ネジやスペーサ等を仕込んで一旦完成です。 Complete to build

ここからはレンダリングをして実際の完成のイメージをより明確にしていきます。 まずはレンダリングをする前にそれっぽい板を作って机を用意します。 今回はもともと用意されている素材から半光沢のウォルナットを使用しました。

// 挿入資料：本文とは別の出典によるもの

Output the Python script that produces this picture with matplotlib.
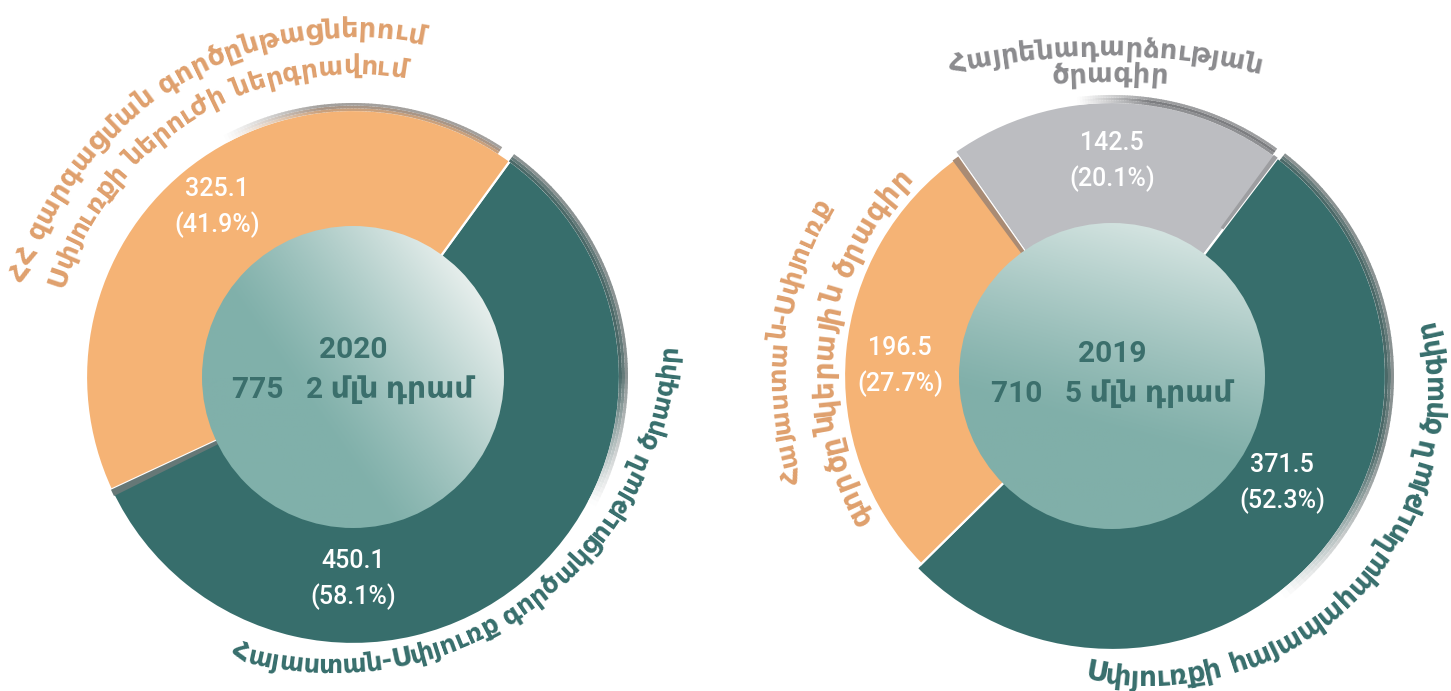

Prepare rendering walnut semigross

またこの時点で設計した各種パーツの素材も設定しておきます。 今回はこちらももともと用意されている物理マテリアルの中からアルミニウムの陽極酸化を使用しました。 カラーバリエーションは少ないので適当に黒っぽく色を変えています。

alumite-black

レンダリングではHDRIを利用してリアルな光源でそれっぽく見せます。 レンダリングのシーン設定 > 環境ライブラリ > カスタム環境を置換からHDRI素材を選択します。 HDRI素材は以下のようなサイトから入手可能です。

polyhaven.com

あとはお好みのアングルと設定をしてレンダリング rendering

カメラをグリグリ回して、レンダリングを繰り返してデザインを見直します。 rendering2

色々とパターンを変えてバリエーションを考えたりもします。

rendering3

rendering4

ところでENDGAMEって?

多分存在しませんがないものを自分でつくるのは楽しいのでぜひチャレンジしてみてください。

この記事はCornelius R2 prototype + H1 switches lubed by Krytox 205g0で書きました。